> _PROBLEM TO WORK ON_
Among the entries that follow, the required portion opens with the line containing "Give me the matplotlib source for this chart." and closes with the line containing "213, 215, 215]". Give that portion again exactly, and nothing else.

[Items from a data source]
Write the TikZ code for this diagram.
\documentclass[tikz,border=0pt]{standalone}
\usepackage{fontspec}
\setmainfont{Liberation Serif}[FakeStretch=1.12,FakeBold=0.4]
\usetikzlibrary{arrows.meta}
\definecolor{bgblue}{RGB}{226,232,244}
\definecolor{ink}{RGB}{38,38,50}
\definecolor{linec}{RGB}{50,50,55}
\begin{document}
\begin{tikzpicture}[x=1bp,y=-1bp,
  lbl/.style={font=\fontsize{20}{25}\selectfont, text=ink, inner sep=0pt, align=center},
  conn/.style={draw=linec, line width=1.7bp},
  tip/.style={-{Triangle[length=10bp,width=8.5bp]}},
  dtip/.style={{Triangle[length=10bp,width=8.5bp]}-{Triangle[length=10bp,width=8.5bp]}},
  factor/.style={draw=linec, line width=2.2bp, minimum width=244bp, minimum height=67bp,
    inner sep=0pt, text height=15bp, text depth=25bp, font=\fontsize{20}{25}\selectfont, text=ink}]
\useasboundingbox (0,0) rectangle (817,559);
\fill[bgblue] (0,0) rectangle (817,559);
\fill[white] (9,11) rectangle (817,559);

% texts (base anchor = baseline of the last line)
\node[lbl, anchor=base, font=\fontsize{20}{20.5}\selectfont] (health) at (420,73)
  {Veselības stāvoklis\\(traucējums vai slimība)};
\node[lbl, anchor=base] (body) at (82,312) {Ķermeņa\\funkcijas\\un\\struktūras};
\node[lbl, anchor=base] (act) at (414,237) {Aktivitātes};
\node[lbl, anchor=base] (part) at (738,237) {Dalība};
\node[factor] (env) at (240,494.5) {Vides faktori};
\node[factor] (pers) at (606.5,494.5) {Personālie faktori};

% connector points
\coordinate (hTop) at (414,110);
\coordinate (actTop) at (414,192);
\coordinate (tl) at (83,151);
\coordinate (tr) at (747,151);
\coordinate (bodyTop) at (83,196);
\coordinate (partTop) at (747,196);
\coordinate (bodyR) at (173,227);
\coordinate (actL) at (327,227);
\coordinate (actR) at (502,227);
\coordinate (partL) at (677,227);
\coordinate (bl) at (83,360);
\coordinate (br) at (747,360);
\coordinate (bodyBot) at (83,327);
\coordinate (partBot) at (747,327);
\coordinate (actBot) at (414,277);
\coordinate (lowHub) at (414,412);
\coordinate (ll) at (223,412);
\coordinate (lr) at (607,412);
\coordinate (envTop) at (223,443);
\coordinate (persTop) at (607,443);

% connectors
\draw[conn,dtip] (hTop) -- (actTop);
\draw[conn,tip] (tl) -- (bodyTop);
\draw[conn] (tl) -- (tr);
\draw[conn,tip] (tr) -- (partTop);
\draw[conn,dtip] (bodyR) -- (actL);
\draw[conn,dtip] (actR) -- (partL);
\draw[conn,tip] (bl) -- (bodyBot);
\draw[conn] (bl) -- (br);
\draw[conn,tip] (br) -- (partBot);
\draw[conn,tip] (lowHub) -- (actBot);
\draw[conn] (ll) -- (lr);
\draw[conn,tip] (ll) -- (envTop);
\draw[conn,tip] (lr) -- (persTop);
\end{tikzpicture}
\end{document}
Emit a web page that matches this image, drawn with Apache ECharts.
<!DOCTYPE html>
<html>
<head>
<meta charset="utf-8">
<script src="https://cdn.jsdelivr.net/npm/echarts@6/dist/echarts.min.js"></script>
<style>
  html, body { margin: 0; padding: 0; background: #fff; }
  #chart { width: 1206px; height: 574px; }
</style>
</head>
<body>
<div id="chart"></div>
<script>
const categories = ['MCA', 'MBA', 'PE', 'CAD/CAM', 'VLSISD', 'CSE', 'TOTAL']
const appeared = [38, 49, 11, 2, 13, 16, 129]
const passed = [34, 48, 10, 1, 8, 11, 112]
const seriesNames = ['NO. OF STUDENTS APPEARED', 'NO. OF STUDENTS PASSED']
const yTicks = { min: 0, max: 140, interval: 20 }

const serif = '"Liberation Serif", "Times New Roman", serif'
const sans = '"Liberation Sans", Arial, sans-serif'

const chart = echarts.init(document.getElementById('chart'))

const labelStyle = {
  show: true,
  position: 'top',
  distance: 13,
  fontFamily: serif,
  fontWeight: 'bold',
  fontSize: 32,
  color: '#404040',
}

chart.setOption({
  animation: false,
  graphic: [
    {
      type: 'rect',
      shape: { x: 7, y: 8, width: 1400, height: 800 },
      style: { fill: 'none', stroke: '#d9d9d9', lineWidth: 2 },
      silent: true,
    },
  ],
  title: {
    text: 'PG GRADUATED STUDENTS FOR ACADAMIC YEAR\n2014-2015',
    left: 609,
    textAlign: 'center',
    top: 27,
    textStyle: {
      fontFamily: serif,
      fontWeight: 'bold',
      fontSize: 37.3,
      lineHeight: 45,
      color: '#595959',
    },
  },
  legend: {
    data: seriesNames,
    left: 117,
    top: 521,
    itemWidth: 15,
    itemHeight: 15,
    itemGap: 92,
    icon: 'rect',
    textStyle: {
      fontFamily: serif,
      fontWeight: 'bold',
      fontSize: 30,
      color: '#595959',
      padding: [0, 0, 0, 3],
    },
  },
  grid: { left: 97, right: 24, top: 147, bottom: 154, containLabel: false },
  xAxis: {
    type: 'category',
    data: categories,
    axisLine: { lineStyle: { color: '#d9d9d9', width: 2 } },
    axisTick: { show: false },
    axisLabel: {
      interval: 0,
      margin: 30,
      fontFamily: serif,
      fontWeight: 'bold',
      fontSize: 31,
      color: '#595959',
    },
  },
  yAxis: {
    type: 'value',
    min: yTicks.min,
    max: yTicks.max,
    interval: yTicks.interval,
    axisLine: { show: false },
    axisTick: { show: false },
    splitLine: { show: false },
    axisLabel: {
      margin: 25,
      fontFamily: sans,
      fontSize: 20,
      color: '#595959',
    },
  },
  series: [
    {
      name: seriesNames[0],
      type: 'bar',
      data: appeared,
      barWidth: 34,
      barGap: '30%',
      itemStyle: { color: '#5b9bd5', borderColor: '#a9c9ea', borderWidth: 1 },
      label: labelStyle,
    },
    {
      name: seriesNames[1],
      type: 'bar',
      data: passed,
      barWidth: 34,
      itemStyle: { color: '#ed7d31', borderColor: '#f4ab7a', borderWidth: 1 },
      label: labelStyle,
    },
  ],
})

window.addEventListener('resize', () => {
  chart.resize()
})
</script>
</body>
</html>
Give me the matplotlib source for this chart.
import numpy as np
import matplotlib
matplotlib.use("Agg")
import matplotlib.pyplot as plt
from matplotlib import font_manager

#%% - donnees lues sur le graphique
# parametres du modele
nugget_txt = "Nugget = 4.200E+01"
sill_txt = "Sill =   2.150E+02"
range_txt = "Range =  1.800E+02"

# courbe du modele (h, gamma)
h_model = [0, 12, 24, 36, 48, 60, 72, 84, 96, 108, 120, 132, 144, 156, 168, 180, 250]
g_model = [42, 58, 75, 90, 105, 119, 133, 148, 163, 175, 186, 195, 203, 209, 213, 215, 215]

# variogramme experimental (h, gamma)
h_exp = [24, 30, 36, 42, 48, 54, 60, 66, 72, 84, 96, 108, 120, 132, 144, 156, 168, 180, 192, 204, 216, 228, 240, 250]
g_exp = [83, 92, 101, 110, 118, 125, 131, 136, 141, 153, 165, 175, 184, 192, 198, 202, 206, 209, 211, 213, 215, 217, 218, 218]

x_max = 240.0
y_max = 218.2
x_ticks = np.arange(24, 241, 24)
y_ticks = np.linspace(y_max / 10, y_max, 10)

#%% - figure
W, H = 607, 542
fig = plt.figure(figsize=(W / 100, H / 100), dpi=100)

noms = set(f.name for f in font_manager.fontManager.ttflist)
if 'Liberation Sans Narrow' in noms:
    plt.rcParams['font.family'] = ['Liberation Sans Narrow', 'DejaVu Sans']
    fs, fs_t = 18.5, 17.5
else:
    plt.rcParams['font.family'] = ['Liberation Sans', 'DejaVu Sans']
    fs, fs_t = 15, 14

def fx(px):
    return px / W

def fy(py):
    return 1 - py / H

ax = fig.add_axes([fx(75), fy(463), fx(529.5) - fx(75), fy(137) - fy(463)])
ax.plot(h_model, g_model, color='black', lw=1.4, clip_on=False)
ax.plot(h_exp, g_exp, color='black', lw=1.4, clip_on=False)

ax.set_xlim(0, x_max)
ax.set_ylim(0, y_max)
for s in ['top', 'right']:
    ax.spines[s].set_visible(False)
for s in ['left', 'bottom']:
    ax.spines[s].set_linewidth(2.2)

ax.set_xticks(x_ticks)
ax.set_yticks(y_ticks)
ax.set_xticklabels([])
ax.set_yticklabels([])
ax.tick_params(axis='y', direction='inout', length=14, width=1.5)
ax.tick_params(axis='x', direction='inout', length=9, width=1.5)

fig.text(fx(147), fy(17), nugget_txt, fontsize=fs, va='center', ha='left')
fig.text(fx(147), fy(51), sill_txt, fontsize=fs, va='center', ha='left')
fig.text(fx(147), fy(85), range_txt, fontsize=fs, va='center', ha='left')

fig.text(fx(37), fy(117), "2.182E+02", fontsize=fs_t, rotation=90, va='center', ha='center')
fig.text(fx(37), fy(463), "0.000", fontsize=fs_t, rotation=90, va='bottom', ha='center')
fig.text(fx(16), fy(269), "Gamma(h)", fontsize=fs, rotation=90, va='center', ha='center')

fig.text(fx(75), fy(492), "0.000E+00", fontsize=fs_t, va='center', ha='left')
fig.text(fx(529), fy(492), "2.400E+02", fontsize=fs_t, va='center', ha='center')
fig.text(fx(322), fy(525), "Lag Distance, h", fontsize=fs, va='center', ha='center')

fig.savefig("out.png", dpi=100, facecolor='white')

> _FULL OUTPUT_
Give me the matplotlib source for this chart.
import numpy as np
import matplotlib
matplotlib.use("Agg")
import matplotlib.pyplot as plt
from matplotlib import font_manager

#%% - donnees lues sur le graphique
# parametres du modele
nugget_txt = "Nugget = 4.200E+01"
sill_txt = "Sill =   2.150E+02"
range_txt = "Range =  1.800E+02"

# courbe du modele (h, gamma)
h_model = [0, 12, 24, 36, 48, 60, 72, 84, 96, 108, 120, 132, 144, 156, 168, 180, 250]
g_model = [42, 58, 75, 90, 105, 119, 133, 148, 163, 175, 186, 195, 203, 209, 213, 215, 215]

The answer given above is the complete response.